Items from a dataset:
#####

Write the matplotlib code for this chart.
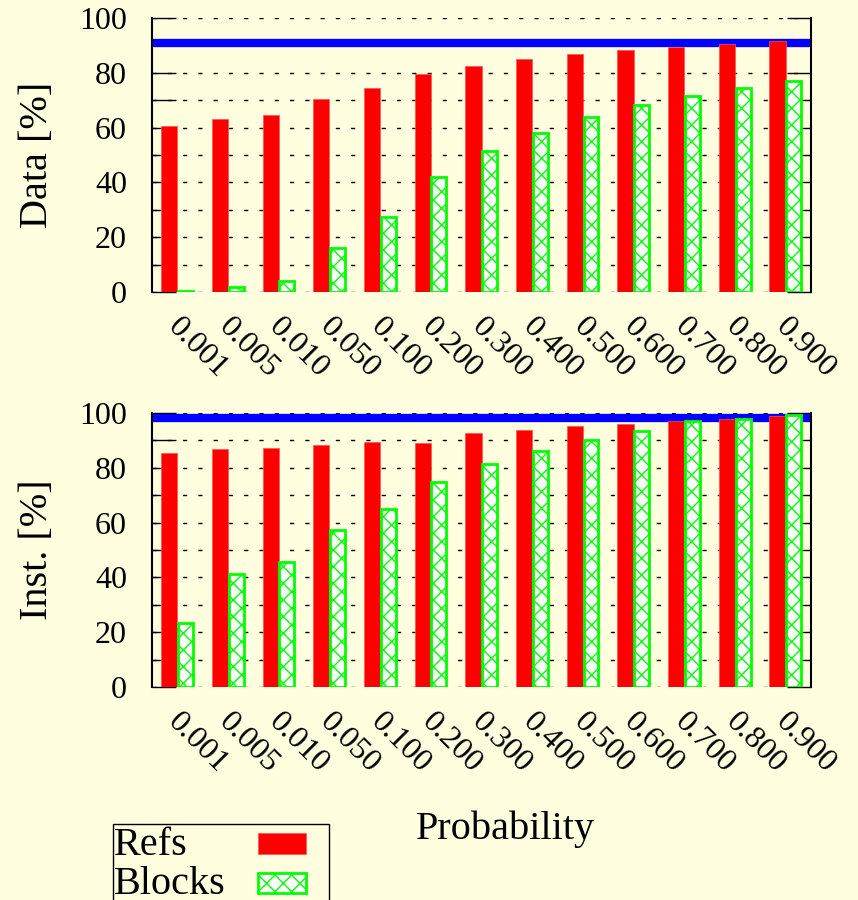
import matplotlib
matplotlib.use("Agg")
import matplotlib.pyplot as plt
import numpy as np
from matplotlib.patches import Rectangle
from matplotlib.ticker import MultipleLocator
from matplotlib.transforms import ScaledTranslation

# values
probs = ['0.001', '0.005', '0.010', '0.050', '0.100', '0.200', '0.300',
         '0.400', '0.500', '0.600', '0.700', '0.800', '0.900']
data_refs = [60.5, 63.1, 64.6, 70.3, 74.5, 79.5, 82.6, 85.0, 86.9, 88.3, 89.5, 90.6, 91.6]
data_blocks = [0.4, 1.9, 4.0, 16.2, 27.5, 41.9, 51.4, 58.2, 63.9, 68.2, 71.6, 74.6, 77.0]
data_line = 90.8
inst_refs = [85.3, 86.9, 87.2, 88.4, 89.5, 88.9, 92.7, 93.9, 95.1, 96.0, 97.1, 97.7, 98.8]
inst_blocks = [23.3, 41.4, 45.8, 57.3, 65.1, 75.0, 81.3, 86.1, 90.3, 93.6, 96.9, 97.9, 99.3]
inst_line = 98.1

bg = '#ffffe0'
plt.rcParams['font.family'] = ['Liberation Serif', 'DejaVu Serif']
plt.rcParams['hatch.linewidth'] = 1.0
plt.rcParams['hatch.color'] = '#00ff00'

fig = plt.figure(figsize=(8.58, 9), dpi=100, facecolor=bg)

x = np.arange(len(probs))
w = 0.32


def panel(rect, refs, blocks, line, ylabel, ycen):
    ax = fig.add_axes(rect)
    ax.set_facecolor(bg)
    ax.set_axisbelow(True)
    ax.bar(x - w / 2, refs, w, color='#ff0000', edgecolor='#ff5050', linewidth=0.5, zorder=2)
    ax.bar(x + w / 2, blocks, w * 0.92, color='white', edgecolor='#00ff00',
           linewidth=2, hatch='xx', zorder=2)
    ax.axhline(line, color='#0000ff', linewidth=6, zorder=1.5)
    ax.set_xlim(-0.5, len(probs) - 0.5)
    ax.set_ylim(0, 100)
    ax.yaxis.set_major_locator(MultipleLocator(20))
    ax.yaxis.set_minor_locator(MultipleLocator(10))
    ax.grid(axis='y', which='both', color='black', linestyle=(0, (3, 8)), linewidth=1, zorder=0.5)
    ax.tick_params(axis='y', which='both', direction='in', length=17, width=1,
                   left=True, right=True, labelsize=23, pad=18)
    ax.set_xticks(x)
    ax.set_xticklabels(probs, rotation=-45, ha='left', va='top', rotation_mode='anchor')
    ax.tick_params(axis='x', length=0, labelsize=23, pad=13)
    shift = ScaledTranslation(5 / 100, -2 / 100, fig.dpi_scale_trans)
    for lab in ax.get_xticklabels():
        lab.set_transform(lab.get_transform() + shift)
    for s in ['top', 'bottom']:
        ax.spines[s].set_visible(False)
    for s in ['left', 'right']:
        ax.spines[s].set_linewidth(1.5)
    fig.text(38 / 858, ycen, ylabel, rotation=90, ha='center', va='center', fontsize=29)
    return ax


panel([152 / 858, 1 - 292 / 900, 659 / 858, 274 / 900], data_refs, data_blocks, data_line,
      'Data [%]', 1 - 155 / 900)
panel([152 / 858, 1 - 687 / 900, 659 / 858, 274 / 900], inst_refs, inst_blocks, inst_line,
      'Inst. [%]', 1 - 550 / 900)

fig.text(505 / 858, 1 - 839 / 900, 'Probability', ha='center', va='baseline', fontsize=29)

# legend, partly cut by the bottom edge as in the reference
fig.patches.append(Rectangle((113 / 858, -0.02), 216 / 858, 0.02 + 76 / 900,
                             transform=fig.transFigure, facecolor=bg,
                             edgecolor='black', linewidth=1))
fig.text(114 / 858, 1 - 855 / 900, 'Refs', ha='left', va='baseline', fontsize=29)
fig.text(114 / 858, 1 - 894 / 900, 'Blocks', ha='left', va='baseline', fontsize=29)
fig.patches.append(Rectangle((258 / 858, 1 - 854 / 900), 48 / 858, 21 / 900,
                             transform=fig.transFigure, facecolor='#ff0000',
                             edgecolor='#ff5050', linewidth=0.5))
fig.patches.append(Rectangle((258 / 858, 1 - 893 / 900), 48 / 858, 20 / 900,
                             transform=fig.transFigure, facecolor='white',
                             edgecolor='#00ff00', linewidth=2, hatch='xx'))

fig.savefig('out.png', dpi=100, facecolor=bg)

#####

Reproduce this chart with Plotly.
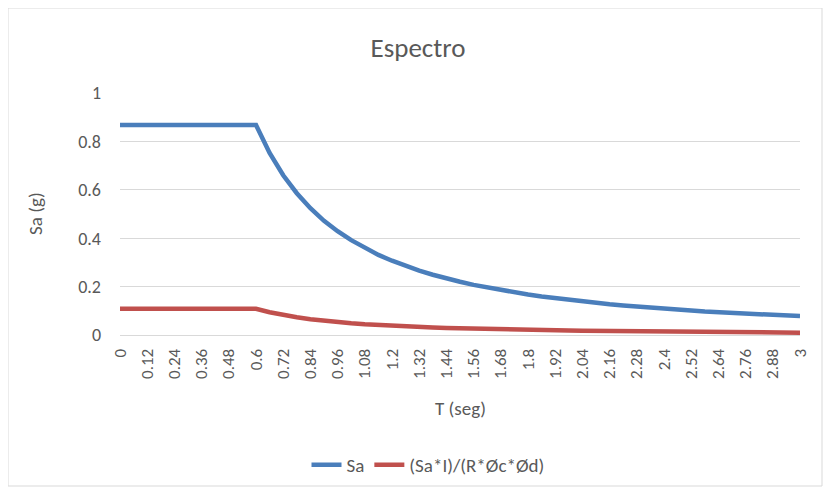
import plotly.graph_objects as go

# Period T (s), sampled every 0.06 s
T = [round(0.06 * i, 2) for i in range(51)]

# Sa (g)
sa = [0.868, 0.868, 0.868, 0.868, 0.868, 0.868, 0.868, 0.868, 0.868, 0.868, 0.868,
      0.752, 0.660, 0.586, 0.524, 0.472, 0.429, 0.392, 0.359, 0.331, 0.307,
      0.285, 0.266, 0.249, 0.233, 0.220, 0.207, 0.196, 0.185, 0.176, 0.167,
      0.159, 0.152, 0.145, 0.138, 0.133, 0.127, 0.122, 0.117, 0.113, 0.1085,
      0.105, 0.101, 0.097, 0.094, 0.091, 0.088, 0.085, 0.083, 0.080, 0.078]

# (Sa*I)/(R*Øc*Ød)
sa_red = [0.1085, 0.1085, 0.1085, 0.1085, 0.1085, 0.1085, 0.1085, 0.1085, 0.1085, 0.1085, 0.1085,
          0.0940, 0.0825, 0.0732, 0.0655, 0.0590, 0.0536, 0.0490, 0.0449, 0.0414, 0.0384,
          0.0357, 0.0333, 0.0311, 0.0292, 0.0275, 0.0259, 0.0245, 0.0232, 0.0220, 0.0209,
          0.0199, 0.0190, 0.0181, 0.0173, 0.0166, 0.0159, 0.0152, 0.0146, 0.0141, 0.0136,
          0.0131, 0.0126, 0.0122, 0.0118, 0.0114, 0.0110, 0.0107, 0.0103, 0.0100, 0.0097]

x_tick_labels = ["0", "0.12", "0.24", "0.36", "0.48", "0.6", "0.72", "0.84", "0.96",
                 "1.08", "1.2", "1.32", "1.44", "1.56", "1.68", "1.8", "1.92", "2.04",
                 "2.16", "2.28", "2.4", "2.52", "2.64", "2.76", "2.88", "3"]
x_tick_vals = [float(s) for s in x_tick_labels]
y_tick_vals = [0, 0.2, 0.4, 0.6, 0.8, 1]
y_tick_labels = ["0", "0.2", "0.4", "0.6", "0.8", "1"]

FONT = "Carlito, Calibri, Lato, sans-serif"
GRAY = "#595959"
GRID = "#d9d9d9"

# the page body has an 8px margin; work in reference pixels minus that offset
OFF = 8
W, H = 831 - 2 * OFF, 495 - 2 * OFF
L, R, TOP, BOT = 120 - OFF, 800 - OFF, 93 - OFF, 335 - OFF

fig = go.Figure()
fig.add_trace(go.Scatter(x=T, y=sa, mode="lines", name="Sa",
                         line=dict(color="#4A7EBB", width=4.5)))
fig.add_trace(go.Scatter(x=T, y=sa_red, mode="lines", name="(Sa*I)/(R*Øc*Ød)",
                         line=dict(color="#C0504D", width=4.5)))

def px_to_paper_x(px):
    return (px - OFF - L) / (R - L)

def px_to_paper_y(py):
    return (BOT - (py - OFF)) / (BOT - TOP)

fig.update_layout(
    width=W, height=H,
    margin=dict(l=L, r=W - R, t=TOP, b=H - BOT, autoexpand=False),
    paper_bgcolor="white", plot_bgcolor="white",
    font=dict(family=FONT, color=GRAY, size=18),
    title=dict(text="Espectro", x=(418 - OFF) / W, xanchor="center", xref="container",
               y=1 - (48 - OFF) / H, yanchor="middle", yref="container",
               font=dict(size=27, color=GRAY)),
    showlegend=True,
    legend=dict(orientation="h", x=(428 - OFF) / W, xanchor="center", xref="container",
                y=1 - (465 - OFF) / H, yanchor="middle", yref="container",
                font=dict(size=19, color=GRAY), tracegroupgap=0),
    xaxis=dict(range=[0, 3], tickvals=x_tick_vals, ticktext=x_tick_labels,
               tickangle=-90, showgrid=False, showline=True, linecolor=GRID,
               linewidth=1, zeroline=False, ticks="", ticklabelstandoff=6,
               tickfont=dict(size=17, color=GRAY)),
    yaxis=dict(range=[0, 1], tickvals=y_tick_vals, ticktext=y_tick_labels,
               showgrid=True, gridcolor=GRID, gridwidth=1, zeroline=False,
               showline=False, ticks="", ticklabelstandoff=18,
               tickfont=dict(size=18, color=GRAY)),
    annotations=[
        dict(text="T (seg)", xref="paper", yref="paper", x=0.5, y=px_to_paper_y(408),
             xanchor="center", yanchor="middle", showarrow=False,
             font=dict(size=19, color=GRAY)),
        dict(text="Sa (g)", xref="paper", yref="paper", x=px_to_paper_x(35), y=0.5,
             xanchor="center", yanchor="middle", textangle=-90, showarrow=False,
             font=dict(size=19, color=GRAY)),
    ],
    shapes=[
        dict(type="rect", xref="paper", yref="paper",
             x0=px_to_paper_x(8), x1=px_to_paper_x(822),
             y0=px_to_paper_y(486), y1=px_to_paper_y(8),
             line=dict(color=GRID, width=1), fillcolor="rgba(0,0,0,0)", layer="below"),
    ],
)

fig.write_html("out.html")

#####

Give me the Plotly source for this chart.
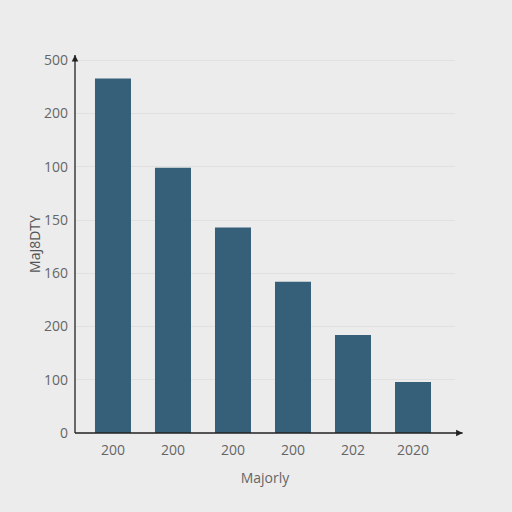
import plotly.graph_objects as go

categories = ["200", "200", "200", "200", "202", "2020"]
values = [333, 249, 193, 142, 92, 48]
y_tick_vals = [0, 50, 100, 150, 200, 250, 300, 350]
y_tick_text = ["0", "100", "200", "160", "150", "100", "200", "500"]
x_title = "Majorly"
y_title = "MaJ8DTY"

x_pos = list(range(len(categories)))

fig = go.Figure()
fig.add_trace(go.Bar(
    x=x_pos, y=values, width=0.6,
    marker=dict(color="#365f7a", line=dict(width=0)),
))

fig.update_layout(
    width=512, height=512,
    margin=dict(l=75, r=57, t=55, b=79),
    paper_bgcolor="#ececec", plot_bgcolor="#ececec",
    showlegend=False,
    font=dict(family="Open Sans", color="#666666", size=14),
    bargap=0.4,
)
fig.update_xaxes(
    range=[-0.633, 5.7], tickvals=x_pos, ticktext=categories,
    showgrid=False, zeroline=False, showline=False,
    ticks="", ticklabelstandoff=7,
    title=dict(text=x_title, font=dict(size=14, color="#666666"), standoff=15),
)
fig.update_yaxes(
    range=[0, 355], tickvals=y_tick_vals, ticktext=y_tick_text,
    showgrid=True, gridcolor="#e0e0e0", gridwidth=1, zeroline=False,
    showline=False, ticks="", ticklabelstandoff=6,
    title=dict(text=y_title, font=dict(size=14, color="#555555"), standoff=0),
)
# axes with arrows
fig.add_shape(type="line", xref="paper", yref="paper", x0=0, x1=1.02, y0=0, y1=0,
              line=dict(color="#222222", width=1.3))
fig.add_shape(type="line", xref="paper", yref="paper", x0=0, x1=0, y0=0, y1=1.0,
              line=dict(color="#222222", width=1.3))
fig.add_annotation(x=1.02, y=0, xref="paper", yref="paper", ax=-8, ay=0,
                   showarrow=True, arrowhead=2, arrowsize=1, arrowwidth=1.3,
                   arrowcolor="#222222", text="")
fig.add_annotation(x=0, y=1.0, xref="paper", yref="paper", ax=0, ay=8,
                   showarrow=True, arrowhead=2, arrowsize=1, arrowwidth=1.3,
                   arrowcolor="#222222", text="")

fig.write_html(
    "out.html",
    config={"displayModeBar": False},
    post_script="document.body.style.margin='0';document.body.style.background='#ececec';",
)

#####

§ **Given instruction**:
Give back the exact lines above, running from the one that has "Write the matplotlib code for this chart." through the one that has "inst_line = 98.1", with nothing added and no pictures.

§ **Final answer**:
Write the matplotlib code for this chart.
import matplotlib
matplotlib.use("Agg")
import matplotlib.pyplot as plt
import numpy as np
from matplotlib.patches import Rectangle
from matplotlib.ticker import MultipleLocator
from matplotlib.transforms import ScaledTranslation

# values
probs = ['0.001', '0.005', '0.010', '0.050', '0.100', '0.200', '0.300',
         '0.400', '0.500', '0.600', '0.700', '0.800', '0.900']
data_refs = [60.5, 63.1, 64.6, 70.3, 74.5, 79.5, 82.6, 85.0, 86.9, 88.3, 89.5, 90.6, 91.6]
data_blocks = [0.4, 1.9, 4.0, 16.2, 27.5, 41.9, 51.4, 58.2, 63.9, 68.2, 71.6, 74.6, 77.0]
data_line = 90.8
inst_refs = [85.3, 86.9, 87.2, 88.4, 89.5, 88.9, 92.7, 93.9, 95.1, 96.0, 97.1, 97.7, 98.8]
inst_blocks = [23.3, 41.4, 45.8, 57.3, 65.1, 75.0, 81.3, 86.1, 90.3, 93.6, 96.9, 97.9, 99.3]
inst_line = 98.1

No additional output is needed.